В автобиографической книге «Кристофер и ему подобные» (1977) Ишервуд, прибегнув к излюбленному приему – писать о себе в третьем лице, будто отстраненно разглядывая себя, рассказывает и о любовных опытах с женщинами, и о терниях на пути однополой любви: «…последовали и другие опыты, приятные, но ни один не дал полного удовлетворения. Причина была в том, что Кристофер страдал торможением, нередким в те времена среди гомосексуалистов из высших классов – он не мог сексуально раскрепоститься с представителем собственного класса или нации. Требовался иностранец из простолюдинов».

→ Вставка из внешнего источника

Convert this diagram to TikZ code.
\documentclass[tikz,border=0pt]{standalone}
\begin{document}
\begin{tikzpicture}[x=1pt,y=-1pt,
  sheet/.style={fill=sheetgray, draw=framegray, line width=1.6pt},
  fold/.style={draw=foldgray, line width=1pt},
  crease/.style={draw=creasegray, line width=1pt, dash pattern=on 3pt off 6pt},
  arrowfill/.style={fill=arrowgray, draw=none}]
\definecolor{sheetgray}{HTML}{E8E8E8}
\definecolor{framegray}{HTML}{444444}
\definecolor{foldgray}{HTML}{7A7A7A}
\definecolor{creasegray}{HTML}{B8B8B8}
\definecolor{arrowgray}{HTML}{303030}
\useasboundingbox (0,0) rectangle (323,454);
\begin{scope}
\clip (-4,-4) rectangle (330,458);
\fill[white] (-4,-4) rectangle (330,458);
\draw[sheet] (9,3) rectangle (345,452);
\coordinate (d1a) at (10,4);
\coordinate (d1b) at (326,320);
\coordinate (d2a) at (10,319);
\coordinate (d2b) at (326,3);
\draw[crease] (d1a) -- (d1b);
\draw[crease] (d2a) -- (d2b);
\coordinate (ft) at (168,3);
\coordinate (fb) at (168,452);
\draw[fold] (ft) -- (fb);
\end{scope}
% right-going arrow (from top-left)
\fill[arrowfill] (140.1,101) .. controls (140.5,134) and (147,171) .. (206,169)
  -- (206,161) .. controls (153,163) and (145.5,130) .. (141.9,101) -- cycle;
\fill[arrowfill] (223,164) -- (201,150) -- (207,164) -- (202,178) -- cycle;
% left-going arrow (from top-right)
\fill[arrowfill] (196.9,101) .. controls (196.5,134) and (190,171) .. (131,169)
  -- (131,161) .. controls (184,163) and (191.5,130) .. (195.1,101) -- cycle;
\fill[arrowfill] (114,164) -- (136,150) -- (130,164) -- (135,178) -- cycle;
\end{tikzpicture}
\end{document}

В марте 1929 года двадцатичетырехлетний Кристофер Ишервуд, безденежный и безвестный, отправляется в Берлин, который в те годы кипит авангардистским искусством, бурлит новыми художественными идеями, и где – пока еще подспудно – вызревает фашизм. Там он найдет любовь – белокурого, голубоглазого арийца Хайнца, всей душой ненавидевшего нацистов и войну, в конечном счете сгинувшего в ее кровавой круговерти; там его наконец найдет литературная слава: роман «Прощай, Берлин» стал бестселлером тех предвоенных лет. И через несколько десятилетий пережитое в Германии вернется к Ишервуду новой славой – Боб Фосс снимет по его рассказу фильм «Кабаре», где в своей звездной роли снимется блистательная Лайза Минелли. В образе героя «Кабаре» легко узнается «герр Ишвуд», зарабатывавший на жизнь в Берлине уроками английского.
В январе 1939 года Ишервуд вместе с Оденом – теперь они уже два видных литератора – уезжают в Соединенные Штаты из Европы, над которой занесен кованый сапог войны. Для обоих Америка станет второй родиной, и во все энциклопедии они войдут как представители англо-американской литературы.
Бегство от войны, от того, что в те времена казалось последним и решительным боем с коричневой чумой, свидетельствовало о глубочайшем внутреннем кризисе.
«Я был опустошен, – вспоминает Ишервуд о своем прибытии в Новый Свет, – потому что утратил политическую веру; я больше не мог повторять левые лозунги, которые твердил столько лет. Не то чтоб я полностью утратил веру в то, что стояло за этими лозунгами, но я теперь уже не вкладывал в них душу. Я запутался в левых взглядах, потому что со всевозрастающей остротой ощущал себя гомосексуалистом и потому что с недавних пор осознал себя как пацифист. Этот индивидуализм меньшинства постоянно вступал в противоречие с идеологией левого большинства.
Я причислял себя к пацифистам, потому что Хайнца… забрали в нацистскую армию, а я и помыслить не мог, что – пусть даже косвенно – буду содействовать его гибели. Я твердо решил отказаться от участия в войне. Но то было негативное решение, теперь мне было необходимо отыскать позитивные ценности, пацифистский образ жизни, найти ДА в подкрепление моего НЕТ.
Сила Одена, контрастировавшая с моей слабостью, основывалась на христианских ценностях, которые он ребенком перенял от матери и до конца не отринул. Он не говорил со мной об этом, зная мою яростную предубежденность против религии, как я ее тогда понимал».
Ишервуд тщетно искал это жизненно необходимое ДА в общении с пацифистами разных толков, в благотворительной деятельности квакеров – он работал с ними, помогая устроиться в Америке беженцам из охваченной войной Европы, искал где только мог, исключая лишь религию.